When the registration worker at Riverside Community College asked Jeff Ogan if he held a bachelor's degree, Ogan thought he had make a little joke.
"Yes, I do. Why? Are you going to charge me more?" Ogan, 30, a business administration graduate returning to college to study for a real estate license, asked with a laugh.
Charge him more is exactly what the college did, under a recent state law that requires California's 107 two-year colleges to assess higher fees on students who have bachelor's degrees. Instead of paying $10 a credit, Ogan and most others who have four-year degrees are paying $50 a credit--$150 for the typical three-unit course.

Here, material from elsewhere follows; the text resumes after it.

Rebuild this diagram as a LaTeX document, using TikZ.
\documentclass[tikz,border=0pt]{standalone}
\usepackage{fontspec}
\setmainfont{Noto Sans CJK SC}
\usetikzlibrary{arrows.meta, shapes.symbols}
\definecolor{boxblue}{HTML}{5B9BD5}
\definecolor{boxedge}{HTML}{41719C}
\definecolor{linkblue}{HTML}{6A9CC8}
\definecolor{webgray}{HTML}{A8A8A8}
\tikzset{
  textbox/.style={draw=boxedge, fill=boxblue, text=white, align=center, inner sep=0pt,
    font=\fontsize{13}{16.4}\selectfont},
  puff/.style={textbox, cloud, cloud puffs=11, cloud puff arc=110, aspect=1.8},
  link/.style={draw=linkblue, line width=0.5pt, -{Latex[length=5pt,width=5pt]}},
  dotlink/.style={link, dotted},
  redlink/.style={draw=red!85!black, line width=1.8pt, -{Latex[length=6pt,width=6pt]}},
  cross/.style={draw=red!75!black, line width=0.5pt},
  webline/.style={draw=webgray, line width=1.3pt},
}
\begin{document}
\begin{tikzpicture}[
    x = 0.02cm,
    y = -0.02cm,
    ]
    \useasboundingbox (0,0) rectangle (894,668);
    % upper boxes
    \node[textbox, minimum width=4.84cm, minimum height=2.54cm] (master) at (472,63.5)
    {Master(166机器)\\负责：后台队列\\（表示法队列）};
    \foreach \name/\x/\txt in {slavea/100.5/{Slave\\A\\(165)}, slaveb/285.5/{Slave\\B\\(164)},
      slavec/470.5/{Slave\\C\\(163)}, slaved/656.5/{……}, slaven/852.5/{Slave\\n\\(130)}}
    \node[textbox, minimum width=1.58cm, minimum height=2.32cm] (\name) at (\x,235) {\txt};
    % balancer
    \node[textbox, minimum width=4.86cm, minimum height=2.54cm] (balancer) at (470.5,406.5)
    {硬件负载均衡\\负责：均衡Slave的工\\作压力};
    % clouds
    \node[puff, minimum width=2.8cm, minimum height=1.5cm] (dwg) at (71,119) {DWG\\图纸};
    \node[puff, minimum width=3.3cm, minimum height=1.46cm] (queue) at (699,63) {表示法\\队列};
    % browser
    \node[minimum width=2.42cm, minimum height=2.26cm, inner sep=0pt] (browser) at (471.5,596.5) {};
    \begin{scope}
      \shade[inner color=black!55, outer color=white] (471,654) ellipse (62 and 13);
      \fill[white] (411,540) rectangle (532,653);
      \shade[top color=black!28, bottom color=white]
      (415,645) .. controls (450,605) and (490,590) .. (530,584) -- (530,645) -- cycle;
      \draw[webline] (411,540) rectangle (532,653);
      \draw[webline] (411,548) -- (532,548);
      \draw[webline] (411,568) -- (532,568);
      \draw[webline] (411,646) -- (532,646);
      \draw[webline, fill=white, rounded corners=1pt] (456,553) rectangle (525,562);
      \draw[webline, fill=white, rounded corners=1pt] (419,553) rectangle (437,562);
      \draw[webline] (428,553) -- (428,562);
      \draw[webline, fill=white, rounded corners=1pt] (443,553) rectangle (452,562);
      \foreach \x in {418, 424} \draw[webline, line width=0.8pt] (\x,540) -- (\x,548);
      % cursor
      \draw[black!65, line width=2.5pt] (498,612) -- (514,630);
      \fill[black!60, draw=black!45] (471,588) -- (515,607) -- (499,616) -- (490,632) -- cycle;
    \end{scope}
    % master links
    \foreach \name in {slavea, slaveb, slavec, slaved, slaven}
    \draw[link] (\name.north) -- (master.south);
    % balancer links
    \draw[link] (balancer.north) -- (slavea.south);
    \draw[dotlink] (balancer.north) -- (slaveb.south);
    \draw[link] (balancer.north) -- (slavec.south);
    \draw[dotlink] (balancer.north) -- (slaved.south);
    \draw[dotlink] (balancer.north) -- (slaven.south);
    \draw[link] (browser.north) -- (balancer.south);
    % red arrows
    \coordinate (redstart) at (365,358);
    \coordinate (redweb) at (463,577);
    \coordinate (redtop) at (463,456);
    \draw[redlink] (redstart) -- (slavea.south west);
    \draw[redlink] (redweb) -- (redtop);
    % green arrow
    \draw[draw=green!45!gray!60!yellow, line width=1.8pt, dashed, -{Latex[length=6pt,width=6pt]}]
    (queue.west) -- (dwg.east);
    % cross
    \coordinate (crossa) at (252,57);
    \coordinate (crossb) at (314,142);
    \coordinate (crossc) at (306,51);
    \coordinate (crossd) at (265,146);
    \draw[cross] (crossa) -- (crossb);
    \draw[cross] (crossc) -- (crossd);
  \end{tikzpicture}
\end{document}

With an eye toward helping offset cuts in state funding, recession-wracked California this year became the first state to implement a differential fee system based on a college student's previous education.
Policy-makers wanted to meet the growing demand for classes and keep fees--still below the national average of $40 per credit--as low as possible for the maximum number of students, in keeping with the state's longstanding policy of open access to the community colleges. Underlying the decision were assumptions that most degree holders could afford the higher charges and that many were in college mainly for personal enrichment.

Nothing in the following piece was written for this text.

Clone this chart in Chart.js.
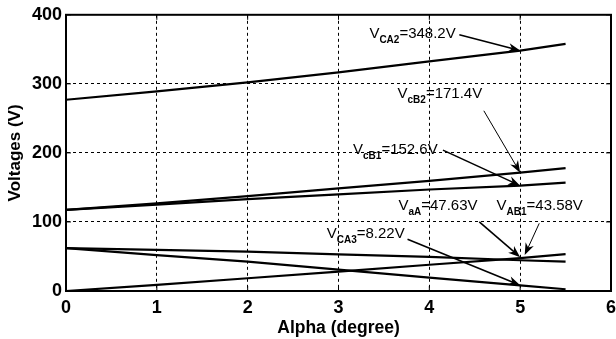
<!DOCTYPE html>
<html>
<head>
<meta charset="utf-8">
<script src="https://cdn.jsdelivr.net/npm/chart.js@4.4.1/dist/chart.umd.min.js"></script>
<style>
  html, body { margin: 0; padding: 0; background: #fff; }
  #wrap { width: 616px; height: 339px; }
</style>
</head>
<body>
<div id="wrap"><canvas id="voltChart"></canvas></div>
<script>
// alpha (degree) sample points
const alpha = [0, 1, 2, 3, 4, 5, 5.5];

// voltages
const vCA2 = [277, 289, 302, 316.5, 332.5, 348.2, 358];
const vcB2 = [117.5, 127, 137.5, 148.5, 159.5, 171.4, 178];
const vcB1 = [117.5, 125, 133, 140, 147, 152.6, 157];
const vAB1 = [62, 59.5, 57, 53, 49.5, 44.5, 42.5];
const vCA3 = [62, 52, 42.5, 31, 19.5, 8.22, 2.5];
const vaA  = [0, 9, 18.5, 28, 38, 47.63, 53.5];

const xTicks = [0, 1, 2, 3, 4, 5, 6];
const yTicks = [0, 100, 200, 300, 400];

// callouts: label text, subscript, value text, label anchor, arrow start, arrow tip
const callouts = [
    { main: 'V', sub: 'CA2', rest: '=348.2V', at: [3.34, 367], from: [4.33, 371], to: [5, 348.2], thin: false },
    { main: 'V', sub: 'cB2', rest: '=171.4V', at: [3.65, 279], from: [4.60, 261], to: [5, 171.4], thin: true },
    { main: 'V', sub: 'cB1', rest: '=152.6V', at: [3.16, 199], from: [4.15, 204], to: [5, 152.6], thin: false },
    { main: 'V', sub: 'aA', rest: '=47.63V', at: [3.66, 117], from: [4.55, 100], to: [5, 49], thin: false },
    { main: 'V', sub: 'AB1', rest: '=43.58V', at: [4.74, 117], from: [5.21, 98], to: [5.05, 52], thin: true },
    { main: 'V', sub: 'CA3', rest: '=8.22V', at: [2.87, 76.5], from: [3.76, 75], to: [5, 8.22], thin: false }
];

const FONT = 'Arial, "Liberation Sans", sans-serif';

const toPts = ys => alpha.map((x, i) => ({ x: x, y: ys[i] }));
const mkSet = (label, ys) => ({
    label, data: toPts(ys), borderColor: '#000', borderWidth: 2.2,
    pointRadius: 0, fill: false, tension: 0
});

const boxPlugin = {
    id: 'box',
    afterDatasetsDraw(chart) {
        const { ctx, chartArea: a, scales } = chart;
        ctx.save();
        // inward tick marks on all four sides
        ctx.strokeStyle = '#000';
        ctx.lineWidth = 1;
        xTicks.forEach(t => {
            const px = scales.x.getPixelForValue(t);
            ctx.beginPath();
            ctx.moveTo(px, a.bottom); ctx.lineTo(px, a.bottom - 5);
            ctx.moveTo(px, a.top); ctx.lineTo(px, a.top + 5);
            ctx.stroke();
        });
        yTicks.forEach(t => {
            const py = scales.y.getPixelForValue(t);
            ctx.beginPath();
            ctx.moveTo(a.left, py); ctx.lineTo(a.left + 5, py);
            ctx.moveTo(a.right, py); ctx.lineTo(a.right - 5, py);
            ctx.stroke();
        });
        ctx.lineWidth = 2;
        ctx.strokeRect(a.left, a.top, a.right - a.left, a.bottom - a.top);

        // callouts
        callouts.forEach(c => {
            const lx = scales.x.getPixelForValue(c.at[0]);
            const ly = scales.y.getPixelForValue(c.at[1]);
            ctx.fillStyle = '#000';
            ctx.textBaseline = 'alphabetic';
            ctx.textAlign = 'left';
            ctx.font = '15px ' + FONT;
            ctx.fillText(c.main, lx, ly);
            let w = ctx.measureText(c.main).width;
            ctx.font = 'bold 10px ' + FONT;
            ctx.fillText(c.sub, lx + w, ly + 5);
            w += ctx.measureText(c.sub).width;
            ctx.font = '15px ' + FONT;
            ctx.fillText(c.rest, lx + w, ly);

            const x0 = scales.x.getPixelForValue(c.from[0]);
            const y0 = scales.y.getPixelForValue(c.from[1]);
            const x1 = scales.x.getPixelForValue(c.to[0]);
            const y1 = scales.y.getPixelForValue(c.to[1]);
            const ang = Math.atan2(y1 - y0, x1 - x0);
            const hl = 12, hw = 4.5;
            ctx.lineWidth = c.thin ? 1 : 1.6;
            ctx.beginPath();
            ctx.moveTo(x0, y0);
            ctx.lineTo(x1 - Math.cos(ang) * hl * 0.6, y1 - Math.sin(ang) * hl * 0.6);
            ctx.stroke();
            ctx.beginPath();
            ctx.moveTo(x1, y1);
            ctx.lineTo(x1 - Math.cos(ang) * hl - Math.sin(ang) * hw, y1 - Math.sin(ang) * hl + Math.cos(ang) * hw);
            ctx.lineTo(x1 - Math.cos(ang) * hl * 0.7, y1 - Math.sin(ang) * hl * 0.7);
            ctx.lineTo(x1 - Math.cos(ang) * hl + Math.sin(ang) * hw, y1 - Math.sin(ang) * hl - Math.cos(ang) * hw);
            ctx.closePath();
            ctx.fill();
        });
        ctx.restore();
    }
};

new Chart(document.getElementById('voltChart'), {
    type: 'line',
    data: {
        datasets: [
            mkSet('VCA2', vCA2),
            mkSet('VcB2', vcB2),
            mkSet('VcB1', vcB1),
            mkSet('VAB1', vAB1),
            mkSet('VCA3', vCA3),
            mkSet('VaA', vaA)
        ]
    },
    options: {
        responsive: true,
        maintainAspectRatio: false,
        animation: false,
        layout: { padding: { top: 14, right: 0, left: 0, bottom: 0 } },
        plugins: { legend: { display: false }, tooltip: { enabled: false } },
        scales: {
            x: {
                type: 'linear', min: 0, max: 6,
                afterBuildTicks: s => { s.ticks = xTicks.map(v => ({ value: v })); },
                afterFit: s => { s.height = 48; s.paddingRight = 5; },
                ticks: { color: '#000', font: { family: FONT, size: 18, weight: 'bold' }, padding: 6, maxRotation: 0 },
                grid: { color: '#000', lineWidth: 1, drawTicks: false },
                border: { display: true, color: '#000', width: 2, dash: [3, 3] },
                title: { display: true, text: 'Alpha (degree)', color: '#000', font: { family: FONT, size: 17.5, weight: 'bold' }, padding: { top: 2, bottom: 0 } }
            },
            y: {
                min: 0, max: 400,
                afterBuildTicks: s => { s.ticks = yTicks.map(v => ({ value: v })); },
                afterFit: s => { s.width = 66; },
                ticks: { color: '#000', font: { family: FONT, size: 18, weight: 'bold' }, padding: 4 },
                grid: { color: '#000', lineWidth: 1, drawTicks: false },
                border: { display: true, color: '#000', width: 2, dash: [3, 3] },
                title: { display: true, text: 'Voltages (V)', color: '#000', font: { family: FONT, size: 17, weight: 'bold' }, padding: { top: 5, bottom: 0 } }
            }
        }
    },
    plugins: [boxPlugin]
});
</script>
</body>
</html>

But few students are paying the higher fees, a recent state report showed. Some have qualified for the exemptions for laid-off workers, displaced homemakers or people on welfare. Far more have stayed away: Only 60,000 of the 118,000 degree holders enrolled last fall returned for the spring semester, when the higher fees took effect. They accounted for a sizable part of the 10% drop in enrollment--147,000 students--since last spring.
Suburban colleges with sizable proportions of degree-holding students--including Santa Monica, El Camino in Torrance and West Los Angeles--reported enrollment drops after several years of growth.

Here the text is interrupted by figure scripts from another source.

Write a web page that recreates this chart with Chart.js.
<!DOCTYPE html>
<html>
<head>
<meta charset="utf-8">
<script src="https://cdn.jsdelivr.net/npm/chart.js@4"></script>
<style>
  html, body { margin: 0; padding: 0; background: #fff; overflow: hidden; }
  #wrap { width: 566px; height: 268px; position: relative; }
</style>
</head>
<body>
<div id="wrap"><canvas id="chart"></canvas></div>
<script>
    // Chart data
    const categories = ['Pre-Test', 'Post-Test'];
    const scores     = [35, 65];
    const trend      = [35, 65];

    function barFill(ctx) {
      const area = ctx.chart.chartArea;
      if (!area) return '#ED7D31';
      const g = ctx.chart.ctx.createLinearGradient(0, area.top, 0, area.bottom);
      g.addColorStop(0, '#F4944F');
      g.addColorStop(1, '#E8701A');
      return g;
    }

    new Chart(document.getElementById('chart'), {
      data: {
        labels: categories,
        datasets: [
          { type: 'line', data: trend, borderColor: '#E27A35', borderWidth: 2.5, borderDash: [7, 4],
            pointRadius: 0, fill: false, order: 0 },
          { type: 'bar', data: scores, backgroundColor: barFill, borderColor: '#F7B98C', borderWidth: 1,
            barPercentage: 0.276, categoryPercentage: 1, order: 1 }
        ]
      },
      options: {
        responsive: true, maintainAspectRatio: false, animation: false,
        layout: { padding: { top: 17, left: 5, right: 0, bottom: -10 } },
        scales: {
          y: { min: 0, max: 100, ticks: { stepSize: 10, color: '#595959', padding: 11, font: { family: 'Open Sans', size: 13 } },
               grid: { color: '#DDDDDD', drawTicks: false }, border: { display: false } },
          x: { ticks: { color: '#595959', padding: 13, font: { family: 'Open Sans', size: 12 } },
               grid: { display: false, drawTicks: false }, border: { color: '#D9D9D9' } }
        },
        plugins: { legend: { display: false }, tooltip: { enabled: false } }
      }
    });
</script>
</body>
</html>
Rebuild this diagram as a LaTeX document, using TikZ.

As a result, the differential fee, which the governor's office estimated would produce $40 million, generated just $9 million this spring, the state chancellor's office said.
"This policy is a failure by any measure," said Patrick M. Callan, executive director of the California High Education Policy Center, which recently published a critical assessment of the practice. "There are some questions that we ought to be asking, but this was a rush to short-term solutions."
The numbers take on added significance because of the debate over the state budget for the coming fiscal year.
Among Gov. Pete Wilson's proposals to cut funding and raise student costs at the community colleges is a bid to charge bachelor's degree holders for the full cost of instruction, about $105 a credit, beginning with the fall semester. Fiscal committees in both houses of the Democrat-controlled Legislature have disagreed with most of Republican Wilson's proposals and have recommended that the charge for degree holders remain at $50 a credit.
None of the key players sees much chance this year of eliminating the differential, set to expire in 1996. With Wilson and Assembly Speaker Willie Brown (D-San Francisco) believing that degree holders should pay more than undergraduates, and with no recession relief in sight, California Community Colleges Chancellor David Mertes is picking his budget battles carefully.
"I could give you a scenario about what I think we ought to have and it would be far more, but the state is in a fiscal crisis and we all need to do everything we can to meet the (students') needs and get through this crisis," Mertes said.
He reluctantly agreed to the differential fee after seeing its wide political support last year and said he has decided to put his energies into fighting funding cuts and all but "very modest" fee increases this year.
In the meantime, students with bachelor's degrees have grappled with the effects of the higher fees. A recent survey by Mertes' office has contradicted the assumptions about who those students are and why they are back in college.
Three of every five students with baccalaureate degrees have enrolled to change careers or upgrade job skills, the survey found. Thirteen percent are unemployed, and many of those who do hold jobs work just part time. An estimated 54% would qualify for financial aid, based on income and number of dependents.
Of those degree holders who re-enrolled for the spring semester, about one-third qualified for exemptions from the higher fees, the survey found.
Kathy Wong, 33, qualified for an exemption by getting a letter from a state unemployment office verifying her long job search. She will begin classes at Pasadena City College this summer, a move she hopes will lead to a master's degree in family counseling and a new career.
Wong said she and her husband are still paying off student loans she incurred earning her 1984 degree from a private arts college.